Automated test of custom images and notebooks

I am interested in hearing how people deal with unit tests in general in Jupyter.

We maintain for our users an image of a Jupyter Lab server running in Kubernetes. We use Z2JH deployed with the helm chart.
The integrated libraries in the image (mostly Python and a bit of Perl) come from our own team or from third parties.
So far we do our validation tests of the image completely manually in the browser by using some representative notebooks to get a feel that everything is ok. Once validated, we make this new image what the users actually use.
We would like to automate that validation and integrate it into our CI/CD pipeline.

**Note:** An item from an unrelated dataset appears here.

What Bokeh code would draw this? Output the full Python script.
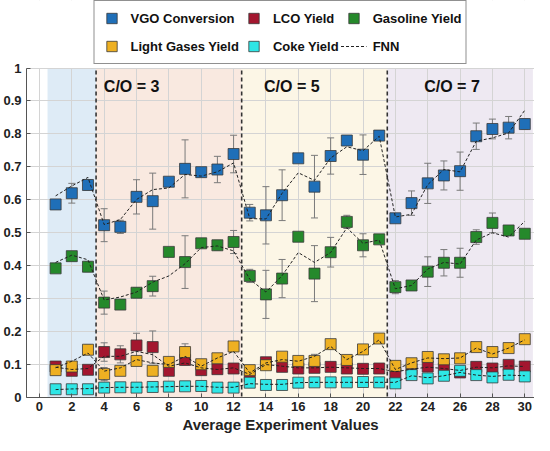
from bokeh.plotting import figure
from bokeh.models import (ColumnDataSource, Whisker, TeeHead, BoxAnnotation, Span,
                          Legend, LegendItem, Range1d, FixedTicker)
from bokeh.core.properties import value
from bokeh.embed import file_html
from bokeh.resources import INLINE

# ---------------- data ----------------
x = list(range(1, 31))

vgo = [0.586, 0.620, 0.645, 0.523, 0.518, 0.609, 0.596, 0.655, 0.694, 0.684,
       0.692, 0.739, 0.561, 0.553, 0.614, 0.726, 0.640, 0.733, 0.780, 0.737,
       0.795, 0.544, 0.590, 0.650, 0.674, 0.687, 0.793, 0.815, 0.819, 0.830]
vgo_err = [0.005, 0.030, 0.015, 0.050, 0.020, 0.052, 0.085, 0.010, 0.088, 0.010,
           0.040, 0.057, 0.025, 0.087, 0.077, 0.010, 0.095, 0.055, 0.010, 0.060,
           0.008, 0.010, 0.037, 0.061, 0.044, 0.058, 0.040, 0.030, 0.034, 0.015]
vgo_fnn = [0.612, 0.642, 0.668, 0.525, 0.540, 0.601, 0.631, 0.636, 0.677, 0.672,
           0.685, 0.712, 0.543, 0.542, 0.620, 0.682, 0.659, 0.727, 0.761, 0.749,
           0.793, 0.548, 0.556, 0.646, 0.692, 0.685, 0.778, 0.788, 0.803, 0.872]

lco = [0.094, 0.081, 0.084, 0.138, 0.131, 0.158, 0.153, 0.081, 0.114, 0.083,
       0.086, 0.088, 0.065, 0.107, 0.093, 0.088, 0.090, 0.093, 0.088, 0.087,
       0.088, 0.072, 0.086, 0.094, 0.088, 0.076, 0.093, 0.088, 0.099, 0.094]
lco_err = [0.005, 0.005, 0.005, 0.028, 0.026, 0.037, 0.049, 0.005, 0.015, 0.005,
           0.008, 0.010, 0.005, 0.008, 0.005, 0.005, 0.005, 0.005, 0.005, 0.005,
           0.005, 0.008, 0.005, 0.005, 0.005, 0.005, 0.005, 0.005, 0.005, 0.005]
lco_fnn = [0.092, 0.085, 0.088, 0.125, 0.125, 0.140, 0.130, 0.095, 0.105, 0.090,
           0.085, 0.090, 0.070, 0.100, 0.095, 0.090, 0.090, 0.092, 0.090, 0.088,
           0.088, 0.078, 0.086, 0.092, 0.088, 0.082, 0.092, 0.090, 0.096, 0.094]

gas = [0.392, 0.429, 0.397, 0.288, 0.282, 0.318, 0.338, 0.442, 0.411, 0.468,
       0.462, 0.472, 0.369, 0.313, 0.361, 0.488, 0.376, 0.441, 0.533, 0.462,
       0.480, 0.335, 0.340, 0.382, 0.409, 0.409, 0.487, 0.530, 0.507, 0.497]
gas_err = [0.005, 0.010, 0.015, 0.035, 0.010, 0.015, 0.030, 0.008, 0.080, 0.010,
           0.015, 0.035, 0.020, 0.073, 0.058, 0.010, 0.085, 0.045, 0.020, 0.035,
           0.010, 0.020, 0.010, 0.045, 0.040, 0.044, 0.022, 0.030, 0.015, 0.010]
gas_fnn = [0.410, 0.432, 0.418, 0.296, 0.305, 0.320, 0.350, 0.369, 0.406, 0.455,
           0.460, 0.445, 0.359, 0.320, 0.370, 0.440, 0.410, 0.440, 0.515, 0.468,
           0.478, 0.330, 0.340, 0.390, 0.410, 0.405, 0.478, 0.500, 0.487, 0.535]

lg = [0.083, 0.094, 0.145, 0.071, 0.081, 0.111, 0.081, 0.108, 0.138, 0.101,
      0.119, 0.155, 0.083, 0.098, 0.124, 0.111, 0.111, 0.162, 0.114, 0.146,
      0.179, 0.096, 0.104, 0.123, 0.116, 0.119, 0.153, 0.138, 0.150, 0.177]
lg_err = [0.005, 0.005, 0.015, 0.020, 0.008, 0.010, 0.008, 0.008, 0.025, 0.008,
          0.008, 0.008, 0.008, 0.010, 0.010, 0.008, 0.020, 0.008, 0.008, 0.015,
          0.008, 0.010, 0.005, 0.008, 0.005, 0.008, 0.005, 0.005, 0.005, 0.005]
lg_fnn = [0.090, 0.110, 0.135, 0.080, 0.090, 0.115, 0.105, 0.100, 0.125, 0.095,
          0.120, 0.140, 0.075, 0.105, 0.115, 0.110, 0.125, 0.155, 0.115, 0.140,
          0.175, 0.085, 0.105, 0.120, 0.118, 0.120, 0.150, 0.132, 0.150, 0.175]

coke = [0.025, 0.025, 0.025, 0.030, 0.031, 0.030, 0.032, 0.033, 0.034, 0.035,
        0.030, 0.030, 0.045, 0.038, 0.038, 0.045, 0.046, 0.046, 0.046, 0.047,
        0.046, 0.043, 0.068, 0.058, 0.066, 0.081, 0.068, 0.061, 0.069, 0.064]
coke_err = [0.004] * 30
coke_fnn = [0.024, 0.026, 0.027, 0.030, 0.031, 0.031, 0.032, 0.033, 0.034, 0.034,
            0.031, 0.031, 0.042, 0.040, 0.040, 0.045, 0.046, 0.046, 0.046, 0.046,
            0.046, 0.046, 0.066, 0.060, 0.066, 0.076, 0.068, 0.064, 0.068, 0.066]

series_names = ["VGO Conversion", "LCO Yield", "Gasoline Yield",
                "Light Gases Yield", "Coke Yield"]
series_colors = ["#1f6fb8", "#a3162f", "#25892b", "#eeb022", "#2ee6e6"]

region_start = [0.5, 3.5, 12.5, 21.5]
region_end = [3.5, 12.5, 21.5, 30.5]
region_colors = ["#deebf6", "#f9e9e0", "#fcf6e6", "#eee9f2"]
dividers = [3.5, 12.5, 21.5]

co_labels = ["C/O = 3", "C/O = 5", "C/O = 7"]
co_x = [5.7, 15.6, 25.5]
co_y = [0.943, 0.943, 0.943]

x_ticks = list(range(0, 31, 2))
y_ticks = [0.0, 0.1, 0.2, 0.3, 0.4, 0.5, 0.6, 0.7, 0.8, 0.9, 1.0]
y_tick_labels = ["0", "0.1", "0.2", "0.3", "0.4", "0.5", "0.6", "0.7", "0.8", "0.9", "1"]
y_axis_max = 1.0

# ---------------- figure ----------------
FONT = "Liberation Sans"
p = figure(width=534, height=435, output_backend="svg",
           toolbar_location=None, x_range=Range1d(-0.8, 30.6),
           y_range=Range1d(0, 1.205), min_border_left=0, min_border_right=0,
           min_border_top=0, min_border_bottom=0)
p.outline_line_color = None
p.background_fill_color = "white"

for s, e, c in zip(region_start, region_end, region_colors):
    p.add_layout(BoxAnnotation(left=s, right=e, bottom=0, top=y_axis_max,
                               fill_color=c, fill_alpha=1.0,
                               line_color=None, level="image"))

for g in (p.xgrid, p.ygrid):
    g.grid_line_color = "#d4d4d4"
    g.grid_line_width = 1
p.xgrid.ticker = FixedTicker(ticks=x_ticks)
p.ygrid.ticker = FixedTicker(ticks=y_ticks)

for d in dividers:
    p.add_layout(Span(location=d, dimension="height", line_color="#333333",
                      line_width=1.6, line_dash="4 3", level="underlay"))

# white area above the axes' top (legend zone)
p.add_layout(BoxAnnotation(bottom=y_axis_max, fill_color="white", fill_alpha=1.0,
                           line_color=None, level="underlay"))

values = [vgo, lco, gas, lg, coke]
errs = [vgo_err, lco_err, gas_err, lg_err, coke_err]
fnns = [vgo_fnn, lco_fnn, gas_fnn, lg_fnn, coke_fnn]

legend_items = []
fnn_renderer = None
sq_renderers = []
for name, col, yv, ev in zip(series_names, series_colors, values, errs):
    src = ColumnDataSource(dict(x=x, y=yv,
                                upper=[a + b for a, b in zip(yv, ev)],
                                lower=[a - b for a, b in zip(yv, ev)]))
    w = Whisker(base="x", upper="upper", lower="lower", source=src,
                line_color="#7a7a7a", line_width=1,
                upper_head=TeeHead(size=7, line_color="#7a7a7a", line_width=1),
                lower_head=TeeHead(size=7, line_color="#7a7a7a", line_width=1))
    p.add_layout(w)
    r = p.scatter("x", "y", source=src, marker="square", size=11,
                  fill_color=col, line_color="#3a3a3a", line_width=0.8)
    sq_renderers.append(r)

for yf in fnns:
    fr = p.line(x, yf, line_color="#222222", line_width=1, line_dash="3 2")
    if fnn_renderer is None:
        fnn_renderer = fr

for name, r in zip(series_names, sq_renderers):
    legend_items.append(LegendItem(label=name, renderers=[r]))
legend_items.append(LegendItem(label="FNN", renderers=[fnn_renderer]))

legend = Legend(items=legend_items, orientation="horizontal", nrows=2,
                location="top_center", glyph_width=26, glyph_height=26,
                label_standoff=6, spacing=2, padding=4, margin=0,
                border_line_color="#222222", border_line_width=1.5,
                background_fill_color="white", background_fill_alpha=1.0,
                label_text_font=FONT, label_text_font_style="bold",
                label_text_font_size="13px", label_text_color="#111111")
p.add_layout(legend)

p.text(x=co_x, y=co_y, text=co_labels, text_font=value(FONT),
       text_font_style="bold", text_font_size="16px", text_align="center",
       text_baseline="middle", text_color="#111111")

# axes
p.xaxis.ticker = FixedTicker(ticks=x_ticks)
p.yaxis.ticker = FixedTicker(ticks=y_ticks)
p.yaxis.bounds = (0, y_axis_max)
p.yaxis.major_label_overrides = {t: l for t, l in zip(y_ticks, y_tick_labels)}
for ax in (p.xaxis, p.yaxis):
    ax.axis_line_color = "#555555"
    ax.major_tick_line_color = "#555555"
    ax.major_tick_in = 4
    ax.major_tick_out = 0
    ax.minor_tick_line_color = None
    ax.major_label_text_font = FONT
    ax.major_label_text_font_style = "bold"
    ax.major_label_text_font_size = "13px"
    ax.major_label_text_color = "#222222"
    ax.major_label_text_line_height = 1.0
p.yaxis.major_label_standoff = 5
p.xaxis.major_label_standoff = 4
p.xaxis.axis_label = "Average Experiment Values"
p.xaxis.axis_label_text_font = FONT
p.xaxis.axis_label_text_font_style = "bold"
p.xaxis.axis_label_text_font_size = "15px"
p.xaxis.axis_label_text_color = "#222222"
p.xaxis.axis_label_text_line_height = 1.0
p.xaxis.axis_label_standoff = 2

open("out.html", "w").write(file_html(p, INLINE))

I have many questions because of the way we deploy things:

  • can specific notebooks be launched from the CLI in such an environment? I am thinking for instance about running as soon as the server starts a set of specific notebooks that would output on stdout the results of tests and terminate the server. Maybe there is something more robust than that already?

  • what’s a way to start from the cli a specific profile. I envision our Cloud Build CI would talk to the kubernetes cluster and be able to start a specific user profile to run the validation tests.

  • some tests would require user authentication/identification. We use Google SSO now both in the hub and in the image itself to log into Google Cloud. How do people deal with that during their validation tests? I can find a workaround here by running a different Z2JH environment without SSO, or even just run the container image without kubernetes.

Thanks for any ideas you may be able to share

I think Galata can help you here.

Galata is JS framework containing many utilities for manipulating JupyterLab programmatically. The Jupyter team uses it for testing Jupyter, and I’ve used it for testing JupyterLab plugins.

What are your current tests doing? Do you start JupyterLab and then ensure the notebooks run correctly? You could write some JS code that opens JupyterLab, then a specific notebook, run it and check the results.

For full end-to-end deployment testing, I can recommend the general-purpose tool, robotframework, and putting the entire system (or as much as is rational) under test. It has custom libraries for all kinds of things, but at the end of the day, is “Just Python,” so is pretty easy to extend.

Specifically for browser-based, Jupyter clients, it has a purpose-built library (disclaimer: author). The distinction here vs galata:

  • works off a user-level, “black box” model of the application
    • instead of a “white box”, tightly-bound to a specific version of e.g. JupyterLab with access to the underlying JS APIs
  • looks more like (weird) plain language than typescript
  • requires a lot more jumping jacks to get videos than a custom browser

In my specific case, which is alas, not open source, the most horror-show test suite:

  • start up a couple VMs with virtualbox
  • deploy a previous, known version of jupyterhub (specifically, TLJH, but whatever)
    • this could be replaced with e.g. minikube and helm, but the principal is the same
  • spawn a user’s environment
  • start some representative interactive computing, meanwhile…
    • upgrade the jupyterhub process to a new known version
      • handle a rollback case
  • continue to assess the user environment
    • see a message about an updated environment available
  • start a new user environment
  • verify the interactive computing stuff still works (e.g. against the same in-flight data files)

By using VM snapshots, etc. this was actually pretty reasonable to run as part of normal CI.

As for assessing some of this stuff (especially over time), there are some nice tools in the opentelemetry stack… having some frame-level awareness of “user clicks button” to “new environment created” to “results of compute appear” is quite nice, with all of the database logging, etc. put in its appropriate place.

To look at scale, one can also drop locust on it, which is again, Python, but can test anything with an HTTP endpoint. Some previous discussions:


thanks for the nice suggestions and great details.

I was imagining something without UI tests now, and just verifying the notebooks output the right text. It verifies that we indeed have the right libraries in place in our server image, and allows us to also test against the actual data that is made available to the server and under the particular user logged in.

UI tests are always way more complex to design, run and maintain.